Exercise brief
Skip the pictures. Transcribe the rest of the data below without changing a word.

[Begin]

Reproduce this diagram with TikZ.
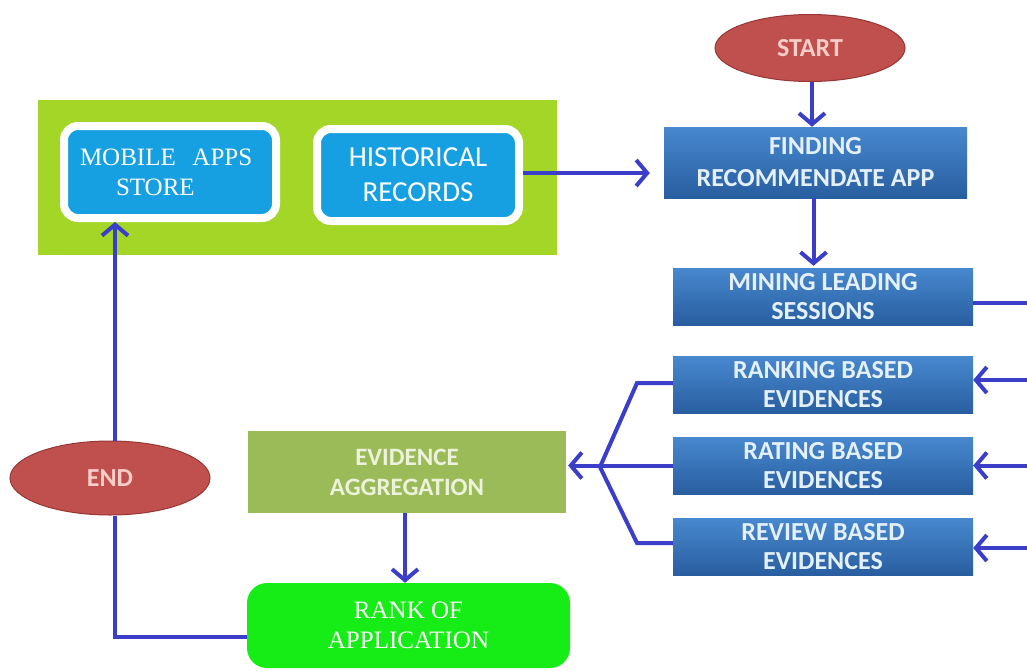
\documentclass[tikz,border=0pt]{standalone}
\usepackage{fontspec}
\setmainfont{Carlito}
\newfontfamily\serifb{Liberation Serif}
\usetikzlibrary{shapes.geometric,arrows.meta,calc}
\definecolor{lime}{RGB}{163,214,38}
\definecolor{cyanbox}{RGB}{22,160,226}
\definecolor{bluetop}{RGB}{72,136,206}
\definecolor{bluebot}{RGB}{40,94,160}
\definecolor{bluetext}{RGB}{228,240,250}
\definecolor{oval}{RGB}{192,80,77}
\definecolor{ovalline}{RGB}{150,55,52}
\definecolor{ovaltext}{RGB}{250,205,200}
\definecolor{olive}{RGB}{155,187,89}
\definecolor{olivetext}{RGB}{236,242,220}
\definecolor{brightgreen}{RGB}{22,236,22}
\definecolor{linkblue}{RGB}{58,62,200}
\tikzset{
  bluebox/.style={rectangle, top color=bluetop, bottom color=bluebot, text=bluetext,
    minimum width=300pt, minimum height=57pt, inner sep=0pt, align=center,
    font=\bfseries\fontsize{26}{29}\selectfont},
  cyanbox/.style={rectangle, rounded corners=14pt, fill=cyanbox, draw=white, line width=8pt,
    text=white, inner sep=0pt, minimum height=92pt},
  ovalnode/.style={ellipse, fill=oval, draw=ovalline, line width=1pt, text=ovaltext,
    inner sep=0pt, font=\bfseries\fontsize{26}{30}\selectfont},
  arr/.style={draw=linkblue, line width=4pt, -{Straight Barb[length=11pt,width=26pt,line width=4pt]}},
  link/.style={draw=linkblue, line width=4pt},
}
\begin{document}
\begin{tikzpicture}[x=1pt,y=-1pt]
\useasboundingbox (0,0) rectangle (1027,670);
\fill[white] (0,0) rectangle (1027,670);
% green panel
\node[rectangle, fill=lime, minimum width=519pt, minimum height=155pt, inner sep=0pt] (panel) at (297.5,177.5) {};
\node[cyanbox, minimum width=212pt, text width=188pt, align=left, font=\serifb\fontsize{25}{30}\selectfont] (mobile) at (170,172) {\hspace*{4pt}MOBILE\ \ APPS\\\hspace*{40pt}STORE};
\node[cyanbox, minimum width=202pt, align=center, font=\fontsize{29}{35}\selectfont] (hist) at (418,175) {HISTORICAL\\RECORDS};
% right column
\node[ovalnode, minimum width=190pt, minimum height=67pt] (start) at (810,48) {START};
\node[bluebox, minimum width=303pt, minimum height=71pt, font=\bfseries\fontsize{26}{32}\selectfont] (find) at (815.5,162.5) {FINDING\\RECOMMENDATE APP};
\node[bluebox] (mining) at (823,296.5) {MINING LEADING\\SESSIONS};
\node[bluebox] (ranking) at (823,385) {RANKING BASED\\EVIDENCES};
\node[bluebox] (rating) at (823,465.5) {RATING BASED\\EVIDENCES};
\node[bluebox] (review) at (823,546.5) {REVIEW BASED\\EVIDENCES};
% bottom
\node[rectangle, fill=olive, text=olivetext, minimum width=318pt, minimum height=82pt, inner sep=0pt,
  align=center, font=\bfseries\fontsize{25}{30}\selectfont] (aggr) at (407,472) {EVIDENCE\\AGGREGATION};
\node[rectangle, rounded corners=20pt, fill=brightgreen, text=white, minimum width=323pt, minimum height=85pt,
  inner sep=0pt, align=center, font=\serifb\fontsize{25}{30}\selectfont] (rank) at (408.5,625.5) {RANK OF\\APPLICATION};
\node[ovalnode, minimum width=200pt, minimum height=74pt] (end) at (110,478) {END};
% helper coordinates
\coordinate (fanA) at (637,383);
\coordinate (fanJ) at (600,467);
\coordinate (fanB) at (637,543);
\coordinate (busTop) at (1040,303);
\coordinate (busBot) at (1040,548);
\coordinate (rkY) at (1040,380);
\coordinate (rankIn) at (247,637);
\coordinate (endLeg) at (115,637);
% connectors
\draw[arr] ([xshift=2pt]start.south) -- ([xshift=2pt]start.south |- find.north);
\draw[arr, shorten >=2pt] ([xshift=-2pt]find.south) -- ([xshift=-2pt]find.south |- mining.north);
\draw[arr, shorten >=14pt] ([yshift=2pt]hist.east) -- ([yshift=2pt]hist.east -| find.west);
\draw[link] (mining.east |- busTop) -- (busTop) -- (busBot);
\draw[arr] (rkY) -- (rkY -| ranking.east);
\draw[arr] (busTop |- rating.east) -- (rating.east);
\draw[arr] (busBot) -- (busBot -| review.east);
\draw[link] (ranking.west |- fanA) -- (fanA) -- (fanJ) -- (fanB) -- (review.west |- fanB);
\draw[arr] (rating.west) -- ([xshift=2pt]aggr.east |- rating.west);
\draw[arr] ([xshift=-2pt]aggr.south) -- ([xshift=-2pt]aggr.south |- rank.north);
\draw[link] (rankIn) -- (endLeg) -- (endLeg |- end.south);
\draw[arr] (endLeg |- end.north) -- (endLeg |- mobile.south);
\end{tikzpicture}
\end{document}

[End]

Correct result
Reproduce this diagram with TikZ.
\documentclass[tikz,border=0pt]{standalone}
\usepackage{fontspec}
\setmainfont{Carlito}
\newfontfamily\serifb{Liberation Serif}
\usetikzlibrary{shapes.geometric,arrows.meta,calc}
\definecolor{lime}{RGB}{163,214,38}
\definecolor{cyanbox}{RGB}{22,160,226}
\definecolor{bluetop}{RGB}{72,136,206}
\definecolor{bluebot}{RGB}{40,94,160}
\definecolor{bluetext}{RGB}{228,240,250}
\definecolor{oval}{RGB}{192,80,77}
\definecolor{ovalline}{RGB}{150,55,52}
\definecolor{ovaltext}{RGB}{250,205,200}
\definecolor{olive}{RGB}{155,187,89}
\definecolor{olivetext}{RGB}{236,242,220}
\definecolor{brightgreen}{RGB}{22,236,22}
\definecolor{linkblue}{RGB}{58,62,200}
\tikzset{
  bluebox/.style={rectangle, top color=bluetop, bottom color=bluebot, text=bluetext,
    minimum width=300pt, minimum height=57pt, inner sep=0pt, align=center,
    font=\bfseries\fontsize{26}{29}\selectfont},
  cyanbox/.style={rectangle, rounded corners=14pt, fill=cyanbox, draw=white, line width=8pt,
    text=white, inner sep=0pt, minimum height=92pt},
  ovalnode/.style={ellipse, fill=oval, draw=ovalline, line width=1pt, text=ovaltext,
    inner sep=0pt, font=\bfseries\fontsize{26}{30}\selectfont},
  arr/.style={draw=linkblue, line width=4pt, -{Straight Barb[length=11pt,width=26pt,line width=4pt]}},
  link/.style={draw=linkblue, line width=4pt},
}
\begin{document}
\begin{tikzpicture}[x=1pt,y=-1pt]
\useasboundingbox (0,0) rectangle (1027,670);
\fill[white] (0,0) rectangle (1027,670);
% green panel
\node[rectangle, fill=lime, minimum width=519pt, minimum height=155pt, inner sep=0pt] (panel) at (297.5,177.5) {};
\node[cyanbox, minimum width=212pt, text width=188pt, align=left, font=\serifb\fontsize{25}{30}\selectfont] (mobile) at (170,172) {\hspace*{4pt}MOBILE\ \ APPS\\\hspace*{40pt}STORE};
\node[cyanbox, minimum width=202pt, align=center, font=\fontsize{29}{35}\selectfont] (hist) at (418,175) {HISTORICAL\\RECORDS};
% right column
\node[ovalnode, minimum width=190pt, minimum height=67pt] (start) at (810,48) {START};
\node[bluebox, minimum width=303pt, minimum height=71pt, font=\bfseries\fontsize{26}{32}\selectfont] (find) at (815.5,162.5) {FINDING\\RECOMMENDATE APP};
\node[bluebox] (mining) at (823,296.5) {MINING LEADING\\SESSIONS};
\node[bluebox] (ranking) at (823,385) {RANKING BASED\\EVIDENCES};
\node[bluebox] (rating) at (823,465.5) {RATING BASED\\EVIDENCES};
\node[bluebox] (review) at (823,546.5) {REVIEW BASED\\EVIDENCES};
% bottom
\node[rectangle, fill=olive, text=olivetext, minimum width=318pt, minimum height=82pt, inner sep=0pt,
  align=center, font=\bfseries\fontsize{25}{30}\selectfont] (aggr) at (407,472) {EVIDENCE\\AGGREGATION};
\node[rectangle, rounded corners=20pt, fill=brightgreen, text=white, minimum width=323pt, minimum height=85pt,
  inner sep=0pt, align=center, font=\serifb\fontsize{25}{30}\selectfont] (rank) at (408.5,625.5) {RANK OF\\APPLICATION};
\node[ovalnode, minimum width=200pt, minimum height=74pt] (end) at (110,478) {END};
% helper coordinates
\coordinate (fanA) at (637,383);
\coordinate (fanJ) at (600,467);
\coordinate (fanB) at (637,543);
\coordinate (busTop) at (1040,303);
\coordinate (busBot) at (1040,548);
\coordinate (rkY) at (1040,380);
\coordinate (rankIn) at (247,637);
\coordinate (endLeg) at (115,637);
% connectors
\draw[arr] ([xshift=2pt]start.south) -- ([xshift=2pt]start.south |- find.north);
\draw[arr, shorten >=2pt] ([xshift=-2pt]find.south) -- ([xshift=-2pt]find.south |- mining.north);
\draw[arr, shorten >=14pt] ([yshift=2pt]hist.east) -- ([yshift=2pt]hist.east -| find.west);
\draw[link] (mining.east |- busTop) -- (busTop) -- (busBot);
\draw[arr] (rkY) -- (rkY -| ranking.east);
\draw[arr] (busTop |- rating.east) -- (rating.east);
\draw[arr] (busBot) -- (busBot -| review.east);
\draw[link] (ranking.west |- fanA) -- (fanA) -- (fanJ) -- (fanB) -- (review.west |- fanB);
\draw[arr] (rating.west) -- ([xshift=2pt]aggr.east |- rating.west);
\draw[arr] ([xshift=-2pt]aggr.south) -- ([xshift=-2pt]aggr.south |- rank.north);
\draw[link] (rankIn) -- (endLeg) -- (endLeg |- end.south);
\draw[arr] (endLeg |- end.north) -- (endLeg |- mobile.south);
\end{tikzpicture}
\end{document}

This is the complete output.